§ **What to do**:
Transcribe each line of the material as it is, and drop any picture.

---------- Data segment ----------

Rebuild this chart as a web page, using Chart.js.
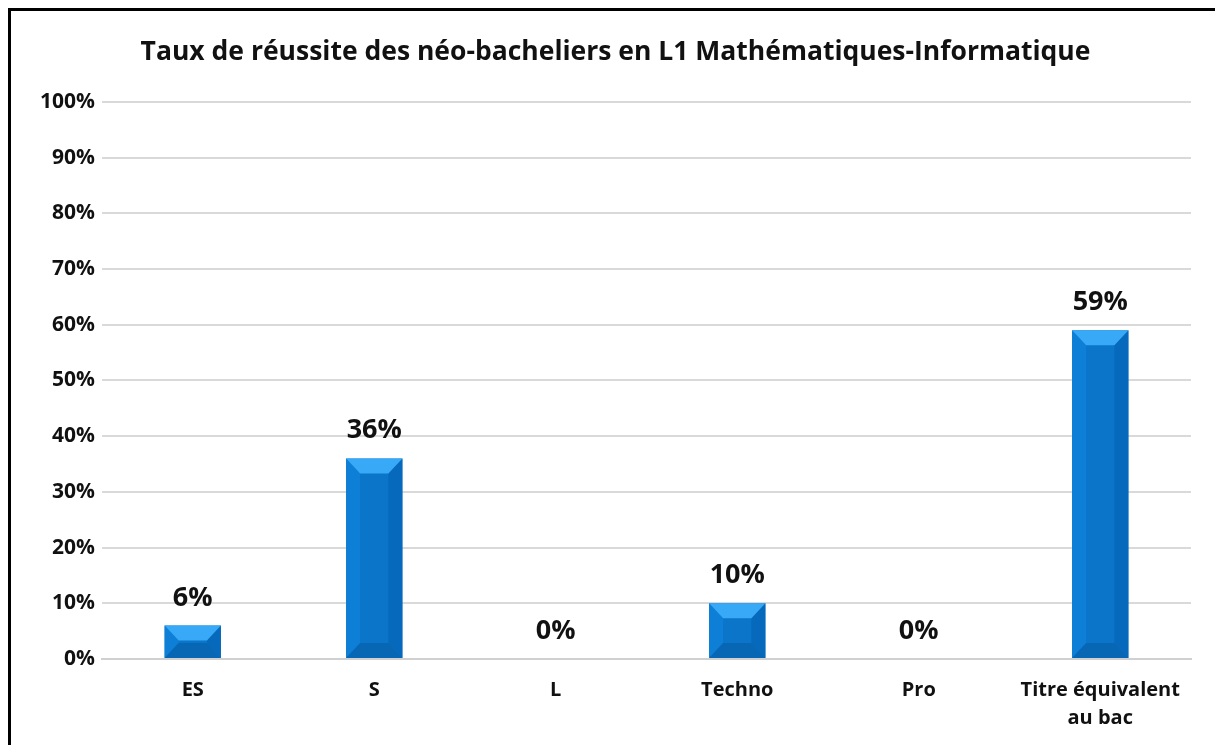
<!DOCTYPE html>
<html>
<head>
    <title>Taux de réussite</title>
    <script src="https://cdn.jsdelivr.net/npm/chart.js"></script>
    <style>
        body {
            margin: 0;
            background: #fff;
            overflow: hidden;
        }
        .frame {
            position: absolute;
            left: 8px;
            top: 8px;
            width: 1220px;
            height: 760px;
            border-top: 3px solid #000;
            border-left: 3px solid #000;
        }
        .wrap {
            position: absolute;
            left: 0;
            top: 0;
            width: 1215px;
            height: 745px;
        }
    </style>
</head>
<body>
    <div class="frame"></div>
    <div class="wrap"><canvas id="chart"></canvas></div>

    <script>
        const categories = ['ES', 'S', 'L', 'Techno', 'Pro', ['Titre équivalent', 'au bac']];
        const successRate = [6, 36, 0, 10, 0, 59];
        const yTicks = [0, 10, 20, 30, 40, 50, 60, 70, 80, 90, 100];

        const FONT = "'Open Sans', sans-serif";

        // bevelled look of the bars + value labels
        const bevelBars = {
            id: 'bevelBars',
            afterDatasetsDraw(chart) {
                const ctx = chart.ctx;
                const meta = chart.getDatasetMeta(0);
                meta.data.forEach((bar, i) => {
                    const left = bar.x - bar.width / 2;
                    const right = bar.x + bar.width / 2;
                    const top = bar.y;
                    const bottom = bar.base;
                    const h = bottom - top;
                    if (h > 0.5) {
                        const b = Math.min(15, h / 2);
                        const bx = 14;
                        ctx.save();
                        // left side
                        ctx.fillStyle = '#0d7fd6';
                        ctx.beginPath();
                        ctx.moveTo(left, top); ctx.lineTo(left + bx, top + b);
                        ctx.lineTo(left + bx, bottom - b); ctx.lineTo(left, bottom);
                        ctx.closePath(); ctx.fill();
                        // right side
                        ctx.fillStyle = '#0669bb';
                        ctx.beginPath();
                        ctx.moveTo(right, top); ctx.lineTo(right - bx, top + b);
                        ctx.lineTo(right - bx, bottom - b); ctx.lineTo(right, bottom);
                        ctx.closePath(); ctx.fill();
                        // bottom
                        ctx.fillStyle = '#0867b4';
                        ctx.beginPath();
                        ctx.moveTo(left, bottom); ctx.lineTo(left + bx, bottom - b);
                        ctx.lineTo(right - bx, bottom - b); ctx.lineTo(right, bottom);
                        ctx.closePath(); ctx.fill();
                        // top
                        ctx.fillStyle = '#38a9f6';
                        ctx.beginPath();
                        ctx.moveTo(left, top); ctx.lineTo(left + bx, top + b);
                        ctx.lineTo(right - bx, top + b); ctx.lineTo(right, top);
                        ctx.closePath(); ctx.fill();
                        ctx.restore();
                    }
                    ctx.save();
                    ctx.fillStyle = '#111';
                    ctx.font = 'bold 27px ' + FONT;
                    ctx.textAlign = 'center';
                    ctx.textBaseline = 'alphabetic';
                    ctx.fillText(successRate[i] + '%', bar.x, top - 20);
                    ctx.restore();
                });
            }
        };

        new Chart(document.getElementById('chart'), {
            type: 'bar',
            data: {
                labels: categories,
                datasets: [{
                    data: successRate,
                    backgroundColor: '#0b75ca',
                    borderWidth: 0,
                    barPercentage: 0.31,
                    categoryPercentage: 1
                }]
            },
            options: {
                responsive: true,
                maintainAspectRatio: false,
                animation: false,
                layout: { padding: { left: 40, right: 24, top: 23, bottom: 0 } },
                plugins: {
                    legend: { display: false },
                    tooltip: { enabled: false },
                    title: {
                        display: true,
                        text: 'Taux de réussite des néo-bacheliers en L1 Mathématiques-Informatique',
                        color: '#111',
                        font: { family: FONT, size: 26.5, weight: 'bold' },
                        padding: { top: 14, bottom: 33 }
                    }
                },
                scales: {
                    x: {
                        afterFit(axis) { axis.height = 86; },
                        grid: { display: false, drawTicks: false },
                        border: { display: true, color: '#d0d0d0', width: 2 },
                        ticks: {
                            color: '#111',
                            font: { family: FONT, size: 20, weight: 'bold', lineHeight: 1.4 },
                            padding: 17,
                            maxRotation: 0
                        }
                    },
                    y: {
                        min: 0,
                        max: 100,
                        afterFit(axis) { axis.width = 62; },
                        afterBuildTicks(axis) {
                            axis.ticks = yTicks.map(v => ({ value: v }));
                        },
                        grid: { color: '#d9d9d9', lineWidth: 2, drawTicks: false },
                        border: { display: false },
                        ticks: {
                            color: '#111',
                            font: { family: FONT, size: 21, weight: 'bold' },
                            padding: 7,
                            callback: v => v + '%'
                        }
                    }
                }
            },
            plugins: [bevelBars]
        });
    </script>
</body>
</html>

----------

§ **Written solution**:
Rebuild this chart as a web page, using Chart.js.
<!DOCTYPE html>
<html>
<head>
    <title>Taux de réussite</title>
    <script src="https://cdn.jsdelivr.net/npm/chart.js"></script>
    <style>
        body {
            margin: 0;
            background: #fff;
            overflow: hidden;
        }
        .frame {
            position: absolute;
            left: 8px;
            top: 8px;
            width: 1220px;
            height: 760px;
            border-top: 3px solid #000;
            border-left: 3px solid #000;
        }
        .wrap {
            position: absolute;
            left: 0;
            top: 0;
            width: 1215px;
            height: 745px;
        }
    </style>
</head>
<body>
    <div class="frame"></div>
    <div class="wrap"><canvas id="chart"></canvas></div>

    <script>
        const categories = ['ES', 'S', 'L', 'Techno', 'Pro', ['Titre équivalent', 'au bac']];
        const successRate = [6, 36, 0, 10, 0, 59];
        const yTicks = [0, 10, 20, 30, 40, 50, 60, 70, 80, 90, 100];

        const FONT = "'Open Sans', sans-serif";

        // bevelled look of the bars + value labels
        const bevelBars = {
            id: 'bevelBars',
            afterDatasetsDraw(chart) {
                const ctx = chart.ctx;
                const meta = chart.getDatasetMeta(0);
                meta.data.forEach((bar, i) => {
                    const left = bar.x - bar.width / 2;
                    const right = bar.x + bar.width / 2;
                    const top = bar.y;
                    const bottom = bar.base;
                    const h = bottom - top;
                    if (h > 0.5) {
                        const b = Math.min(15, h / 2);
                        const bx = 14;
                        ctx.save();
                        // left side
                        ctx.fillStyle = '#0d7fd6';
                        ctx.beginPath();
                        ctx.moveTo(left, top); ctx.lineTo(left + bx, top + b);
                        ctx.lineTo(left + bx, bottom - b); ctx.lineTo(left, bottom);
                        ctx.closePath(); ctx.fill();
                        // right side
                        ctx.fillStyle = '#0669bb';
                        ctx.beginPath();
                        ctx.moveTo(right, top); ctx.lineTo(right - bx, top + b);
                        ctx.lineTo(right - bx, bottom - b); ctx.lineTo(right, bottom);
                        ctx.closePath(); ctx.fill();
                        // bottom
                        ctx.fillStyle = '#0867b4';
                        ctx.beginPath();
                        ctx.moveTo(left, bottom); ctx.lineTo(left + bx, bottom - b);
                        ctx.lineTo(right - bx, bottom - b); ctx.lineTo(right, bottom);
                        ctx.closePath(); ctx.fill();
                        // top
                        ctx.fillStyle = '#38a9f6';
                        ctx.beginPath();
                        ctx.moveTo(left, top); ctx.lineTo(left + bx, top + b);
                        ctx.lineTo(right - bx, top + b); ctx.lineTo(right, top);
                        ctx.closePath(); ctx.fill();
                        ctx.restore();
                    }
                    ctx.save();
                    ctx.fillStyle = '#111';
                    ctx.font = 'bold 27px ' + FONT;
                    ctx.textAlign = 'center';
                    ctx.textBaseline = 'alphabetic';
                    ctx.fillText(successRate[i] + '%', bar.x, top - 20);
                    ctx.restore();
                });
            }
        };

        new Chart(document.getElementById('chart'), {
            type: 'bar',
            data: {
                labels: categories,
                datasets: [{
                    data: successRate,
                    backgroundColor: '#0b75ca',
                    borderWidth: 0,
                    barPercentage: 0.31,
                    categoryPercentage: 1
                }]
            },
            options: {
                responsive: true,
                maintainAspectRatio: false,
                animation: false,
                layout: { padding: { left: 40, right: 24, top: 23, bottom: 0 } },
                plugins: {
                    legend: { display: false },
                    tooltip: { enabled: false },
                    title: {
                        display: true,
                        text: 'Taux de réussite des néo-bacheliers en L1 Mathématiques-Informatique',
                        color: '#111',
                        font: { family: FONT, size: 26.5, weight: 'bold' },
                        padding: { top: 14, bottom: 33 }
                    }
                },
                scales: {
                    x: {
                        afterFit(axis) { axis.height = 86; },
                        grid: { display: false, drawTicks: false },
                        border: { display: true, color: '#d0d0d0', width: 2 },
                        ticks: {
                            color: '#111',
                            font: { family: FONT, size: 20, weight: 'bold', lineHeight: 1.4 },
                            padding: 17,
                            maxRotation: 0
                        }
                    },
                    y: {
                        min: 0,
                        max: 100,
                        afterFit(axis) { axis.width = 62; },
                        afterBuildTicks(axis) {
                            axis.ticks = yTicks.map(v => ({ value: v }));
                        },
                        grid: { color: '#d9d9d9', lineWidth: 2, drawTicks: false },
                        border: { display: false },
                        ticks: {
                            color: '#111',
                            font: { family: FONT, size: 21, weight: 'bold' },
                            padding: 7,
                            callback: v => v + '%'
                        }
                    }
                }
            },
            plugins: [bevelBars]
        });
    </script>
</body>
</html>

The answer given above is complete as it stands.